**WHAT YOU HAVE TO DO**
Repeat exactly the lines from the line with "Clone this chart in Apache ECharts." to the line with "const Y_TICK_LABELS = ['20", including both, and leave out any pictures.

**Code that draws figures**
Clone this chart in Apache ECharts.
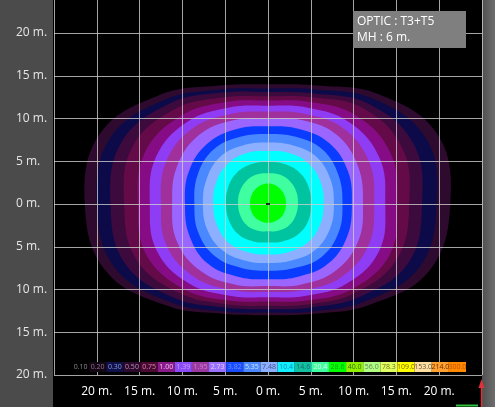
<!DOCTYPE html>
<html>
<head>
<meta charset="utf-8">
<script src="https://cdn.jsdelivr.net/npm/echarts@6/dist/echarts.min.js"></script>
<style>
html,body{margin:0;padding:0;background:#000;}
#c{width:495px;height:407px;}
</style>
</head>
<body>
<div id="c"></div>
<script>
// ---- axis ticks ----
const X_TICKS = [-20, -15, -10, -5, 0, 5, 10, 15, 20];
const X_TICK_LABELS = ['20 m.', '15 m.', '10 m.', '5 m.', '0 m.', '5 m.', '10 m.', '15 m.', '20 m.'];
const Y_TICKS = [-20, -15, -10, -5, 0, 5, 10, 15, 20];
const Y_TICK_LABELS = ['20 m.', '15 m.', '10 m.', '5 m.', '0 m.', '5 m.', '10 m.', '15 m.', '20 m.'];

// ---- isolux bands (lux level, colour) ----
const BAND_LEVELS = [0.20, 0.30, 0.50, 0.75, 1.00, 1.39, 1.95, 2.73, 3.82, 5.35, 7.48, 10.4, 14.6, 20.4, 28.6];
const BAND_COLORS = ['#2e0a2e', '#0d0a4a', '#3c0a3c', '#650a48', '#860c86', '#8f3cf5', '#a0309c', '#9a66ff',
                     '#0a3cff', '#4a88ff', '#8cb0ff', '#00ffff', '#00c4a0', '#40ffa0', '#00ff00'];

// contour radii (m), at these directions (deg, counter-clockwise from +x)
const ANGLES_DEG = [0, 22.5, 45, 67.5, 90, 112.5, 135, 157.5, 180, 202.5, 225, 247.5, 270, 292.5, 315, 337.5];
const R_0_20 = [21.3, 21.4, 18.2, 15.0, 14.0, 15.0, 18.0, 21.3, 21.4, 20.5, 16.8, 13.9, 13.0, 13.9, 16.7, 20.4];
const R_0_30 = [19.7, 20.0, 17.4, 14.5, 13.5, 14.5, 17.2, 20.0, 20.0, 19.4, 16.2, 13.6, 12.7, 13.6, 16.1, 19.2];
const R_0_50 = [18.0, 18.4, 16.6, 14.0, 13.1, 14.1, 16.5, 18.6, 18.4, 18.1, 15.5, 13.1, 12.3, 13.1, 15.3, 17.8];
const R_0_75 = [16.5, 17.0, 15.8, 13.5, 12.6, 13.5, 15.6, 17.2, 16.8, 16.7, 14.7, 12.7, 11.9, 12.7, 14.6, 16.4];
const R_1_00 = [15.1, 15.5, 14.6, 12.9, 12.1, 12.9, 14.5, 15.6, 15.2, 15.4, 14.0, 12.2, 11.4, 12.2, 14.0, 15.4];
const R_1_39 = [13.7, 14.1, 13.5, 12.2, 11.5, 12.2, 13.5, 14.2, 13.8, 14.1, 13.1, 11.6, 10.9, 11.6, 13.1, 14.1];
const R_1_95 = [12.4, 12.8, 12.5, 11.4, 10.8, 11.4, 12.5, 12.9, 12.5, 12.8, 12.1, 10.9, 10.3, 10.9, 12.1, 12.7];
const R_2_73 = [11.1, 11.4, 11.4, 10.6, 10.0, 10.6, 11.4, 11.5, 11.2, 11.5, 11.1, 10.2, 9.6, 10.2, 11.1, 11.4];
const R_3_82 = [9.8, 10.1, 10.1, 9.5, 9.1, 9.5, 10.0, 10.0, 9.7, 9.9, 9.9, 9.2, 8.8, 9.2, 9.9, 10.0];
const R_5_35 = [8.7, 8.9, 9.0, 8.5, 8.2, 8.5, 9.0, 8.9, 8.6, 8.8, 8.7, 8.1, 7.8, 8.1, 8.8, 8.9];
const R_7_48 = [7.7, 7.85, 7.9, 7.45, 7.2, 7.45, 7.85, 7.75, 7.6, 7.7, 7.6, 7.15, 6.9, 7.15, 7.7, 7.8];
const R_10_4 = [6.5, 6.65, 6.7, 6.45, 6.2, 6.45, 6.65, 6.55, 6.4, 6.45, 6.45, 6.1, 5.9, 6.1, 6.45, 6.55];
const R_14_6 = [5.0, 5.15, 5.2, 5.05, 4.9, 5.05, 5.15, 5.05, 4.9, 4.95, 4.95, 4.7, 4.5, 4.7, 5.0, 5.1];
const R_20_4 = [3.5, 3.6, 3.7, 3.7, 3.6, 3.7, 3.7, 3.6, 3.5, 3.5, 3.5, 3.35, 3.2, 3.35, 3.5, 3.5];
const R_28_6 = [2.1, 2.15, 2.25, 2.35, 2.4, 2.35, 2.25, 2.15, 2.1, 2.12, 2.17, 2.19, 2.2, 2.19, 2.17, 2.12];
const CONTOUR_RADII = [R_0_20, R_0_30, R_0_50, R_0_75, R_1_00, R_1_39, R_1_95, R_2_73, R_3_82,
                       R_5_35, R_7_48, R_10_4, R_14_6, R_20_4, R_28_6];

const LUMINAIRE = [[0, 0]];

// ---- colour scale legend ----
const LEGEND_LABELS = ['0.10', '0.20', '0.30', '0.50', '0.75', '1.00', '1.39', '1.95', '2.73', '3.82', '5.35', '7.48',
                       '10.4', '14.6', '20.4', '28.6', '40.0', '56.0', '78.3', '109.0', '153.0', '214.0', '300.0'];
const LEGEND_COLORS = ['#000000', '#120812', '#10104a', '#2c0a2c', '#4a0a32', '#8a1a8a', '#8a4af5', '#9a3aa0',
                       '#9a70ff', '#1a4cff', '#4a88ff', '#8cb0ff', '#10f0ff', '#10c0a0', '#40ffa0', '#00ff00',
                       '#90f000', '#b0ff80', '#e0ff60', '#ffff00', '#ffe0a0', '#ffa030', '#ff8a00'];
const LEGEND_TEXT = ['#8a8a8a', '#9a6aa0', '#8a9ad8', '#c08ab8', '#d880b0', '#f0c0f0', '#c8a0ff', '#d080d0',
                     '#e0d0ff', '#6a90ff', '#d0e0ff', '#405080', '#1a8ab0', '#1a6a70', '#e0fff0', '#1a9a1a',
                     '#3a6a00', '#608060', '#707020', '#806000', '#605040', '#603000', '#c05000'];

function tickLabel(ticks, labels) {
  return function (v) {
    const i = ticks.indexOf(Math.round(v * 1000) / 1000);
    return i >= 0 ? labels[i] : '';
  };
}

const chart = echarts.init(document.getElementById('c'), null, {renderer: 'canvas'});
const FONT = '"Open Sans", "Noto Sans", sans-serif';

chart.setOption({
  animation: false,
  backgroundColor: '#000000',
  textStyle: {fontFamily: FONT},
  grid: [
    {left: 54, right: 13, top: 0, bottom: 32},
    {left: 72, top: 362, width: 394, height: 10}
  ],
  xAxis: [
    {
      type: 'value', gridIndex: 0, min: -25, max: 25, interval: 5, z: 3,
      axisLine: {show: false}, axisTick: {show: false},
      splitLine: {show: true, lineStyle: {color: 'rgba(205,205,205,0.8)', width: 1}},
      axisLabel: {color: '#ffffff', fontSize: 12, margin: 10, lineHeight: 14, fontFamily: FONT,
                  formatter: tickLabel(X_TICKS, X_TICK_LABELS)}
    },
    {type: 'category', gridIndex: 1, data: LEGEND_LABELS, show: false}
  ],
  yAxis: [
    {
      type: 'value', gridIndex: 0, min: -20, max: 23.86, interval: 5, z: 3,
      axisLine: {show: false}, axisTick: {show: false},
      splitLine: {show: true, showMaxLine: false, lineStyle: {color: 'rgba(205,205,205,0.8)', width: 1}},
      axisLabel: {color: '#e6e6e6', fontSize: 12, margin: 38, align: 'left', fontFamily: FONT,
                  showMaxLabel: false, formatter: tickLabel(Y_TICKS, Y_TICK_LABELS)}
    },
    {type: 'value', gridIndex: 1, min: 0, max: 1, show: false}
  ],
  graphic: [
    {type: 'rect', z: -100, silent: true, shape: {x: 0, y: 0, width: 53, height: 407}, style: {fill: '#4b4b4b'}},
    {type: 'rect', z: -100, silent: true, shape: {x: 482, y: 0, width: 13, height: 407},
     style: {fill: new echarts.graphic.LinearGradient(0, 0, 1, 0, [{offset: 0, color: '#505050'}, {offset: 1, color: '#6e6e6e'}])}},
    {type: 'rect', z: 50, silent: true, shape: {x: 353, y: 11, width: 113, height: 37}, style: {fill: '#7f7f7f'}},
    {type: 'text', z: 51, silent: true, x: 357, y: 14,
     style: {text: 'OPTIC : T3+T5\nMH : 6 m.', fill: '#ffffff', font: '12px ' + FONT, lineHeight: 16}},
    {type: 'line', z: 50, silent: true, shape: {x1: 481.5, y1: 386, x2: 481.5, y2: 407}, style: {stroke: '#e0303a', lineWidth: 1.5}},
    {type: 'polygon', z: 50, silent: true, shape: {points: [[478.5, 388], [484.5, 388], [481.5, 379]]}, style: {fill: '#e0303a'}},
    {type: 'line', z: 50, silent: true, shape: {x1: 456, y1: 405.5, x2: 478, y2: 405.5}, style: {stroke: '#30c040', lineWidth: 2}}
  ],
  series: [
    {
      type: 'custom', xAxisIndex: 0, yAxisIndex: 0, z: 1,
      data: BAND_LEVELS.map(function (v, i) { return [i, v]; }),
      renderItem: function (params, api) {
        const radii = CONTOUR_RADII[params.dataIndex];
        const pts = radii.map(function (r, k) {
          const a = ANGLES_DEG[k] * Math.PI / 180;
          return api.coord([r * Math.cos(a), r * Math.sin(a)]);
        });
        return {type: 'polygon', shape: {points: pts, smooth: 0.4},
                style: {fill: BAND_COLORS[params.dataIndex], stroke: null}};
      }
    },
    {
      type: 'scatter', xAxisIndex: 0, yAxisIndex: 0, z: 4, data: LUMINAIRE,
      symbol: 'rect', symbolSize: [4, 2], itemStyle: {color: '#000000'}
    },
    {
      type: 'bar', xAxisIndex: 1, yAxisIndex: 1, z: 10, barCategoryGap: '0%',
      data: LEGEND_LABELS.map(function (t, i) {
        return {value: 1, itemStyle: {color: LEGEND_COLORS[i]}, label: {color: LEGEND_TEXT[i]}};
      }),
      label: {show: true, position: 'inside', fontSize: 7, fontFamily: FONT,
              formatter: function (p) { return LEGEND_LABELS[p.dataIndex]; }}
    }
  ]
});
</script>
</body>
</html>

==

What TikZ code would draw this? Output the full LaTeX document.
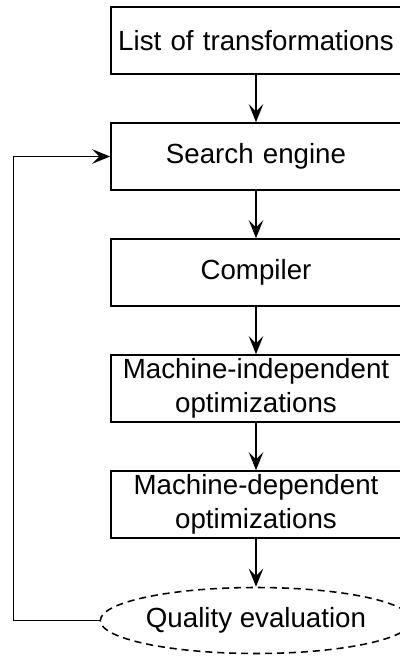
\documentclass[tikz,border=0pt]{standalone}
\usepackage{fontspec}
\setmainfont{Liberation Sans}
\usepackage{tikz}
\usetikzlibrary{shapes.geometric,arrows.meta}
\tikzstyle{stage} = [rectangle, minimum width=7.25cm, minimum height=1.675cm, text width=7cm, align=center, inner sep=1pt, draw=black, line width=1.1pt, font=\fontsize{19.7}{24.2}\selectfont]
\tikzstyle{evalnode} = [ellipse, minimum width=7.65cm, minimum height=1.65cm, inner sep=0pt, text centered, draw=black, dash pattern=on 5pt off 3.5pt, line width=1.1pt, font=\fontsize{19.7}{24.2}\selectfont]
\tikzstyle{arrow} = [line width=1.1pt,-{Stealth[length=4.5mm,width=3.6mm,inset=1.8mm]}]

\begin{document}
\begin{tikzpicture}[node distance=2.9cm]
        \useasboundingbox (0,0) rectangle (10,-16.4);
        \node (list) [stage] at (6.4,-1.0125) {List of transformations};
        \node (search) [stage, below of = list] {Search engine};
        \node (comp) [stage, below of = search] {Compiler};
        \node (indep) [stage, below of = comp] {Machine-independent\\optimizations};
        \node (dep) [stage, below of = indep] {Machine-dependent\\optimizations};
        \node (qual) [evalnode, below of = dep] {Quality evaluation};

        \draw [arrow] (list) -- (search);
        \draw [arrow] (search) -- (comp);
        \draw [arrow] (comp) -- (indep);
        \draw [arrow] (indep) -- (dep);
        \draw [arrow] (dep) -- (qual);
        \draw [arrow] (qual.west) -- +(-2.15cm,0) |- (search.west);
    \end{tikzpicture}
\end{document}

**OUTPUT BELOW**
Clone this chart in Apache ECharts.
<!DOCTYPE html>
<html>
<head>
<meta charset="utf-8">
<script src="https://cdn.jsdelivr.net/npm/echarts@6/dist/echarts.min.js"></script>
<style>
html,body{margin:0;padding:0;background:#000;}
#c{width:495px;height:407px;}
</style>
</head>
<body>
<div id="c"></div>
<script>
// ---- axis ticks ----
const X_TICKS = [-20, -15, -10, -5, 0, 5, 10, 15, 20];
const X_TICK_LABELS = ['20 m.', '15 m.', '10 m.', '5 m.', '0 m.', '5 m.', '10 m.', '15 m.', '20 m.'];
const Y_TICKS = [-20, -15, -10, -5, 0, 5, 10, 15, 20];
const Y_TICK_LABELS = ['20 m.', '15 m.', '10 m.', '5 m.', '0 m.', '5 m.', '10 m.', '15 m.', '20 m.'];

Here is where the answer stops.